Developers during Warface demos said that real world currency could be used to buy equipment. While they were no more specific than that, no one can tell a veteran shooter player that equipment can’t confer decided advantages on players. During my demo of Planetside 2 at E3 I saw an Experience Boost item for sale in the store which was only attainable with Station Credits, or the currency that Sony Online Entertainment sells for real-world money.

No one can tell a shooter veteran that faster leveling which unlocks options doesn’t confer an advantage either. Even something as simple as a weapon scope can change the balance of a head-to-head fight, and if one player buys the scope before the other player unlocks it for free, did the player with the scope just pay to win, even if for only a little while?

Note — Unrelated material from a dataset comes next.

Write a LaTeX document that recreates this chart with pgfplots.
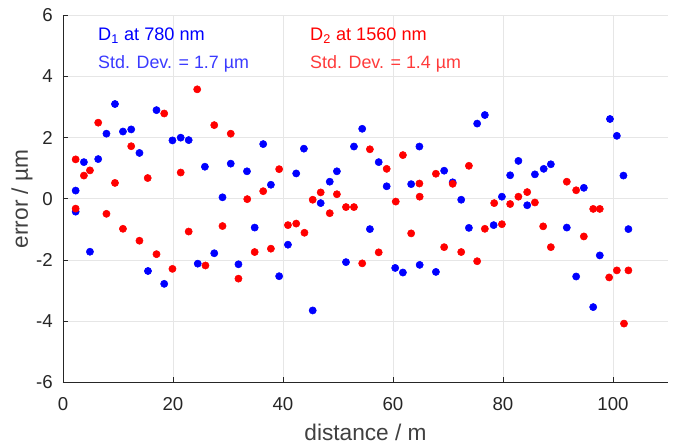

The second question is how much content players will actually get for free. The key to any free-to-play shooter that wants to be successful in the West is that the core experience of playing the game has to remain absolutely free. If Western core gamers feel like they’re only having bait dangled in front of them such that they’ll start paying up, they may quickly abandon these free-to-play titles.

Even if the math works out that they would pay less to fully unlock a free-to-play game than they would pay for a boxed retail game of the same quality, the bias against free-to-play is deeply ingrained. The moment core gamers in the West begin to feel nickel-and-dimed is probably the moment they’ll bail out.

Warface, Hawken, Planetside 2 and DUST 514 all provide the level of visual quality and style of gameplay that the Western core audience has come to expect from triple-A, first-person shooters. Provided they avoid the dangers of pay-to-win and don’t charge players for basic content, these four games have the potential to raise the profile of free-to-play gaming in the most traditional video game market there is like never before, and that would mean the free-to-play model would be one step closer to ending the dominance of the boxed retail model for good.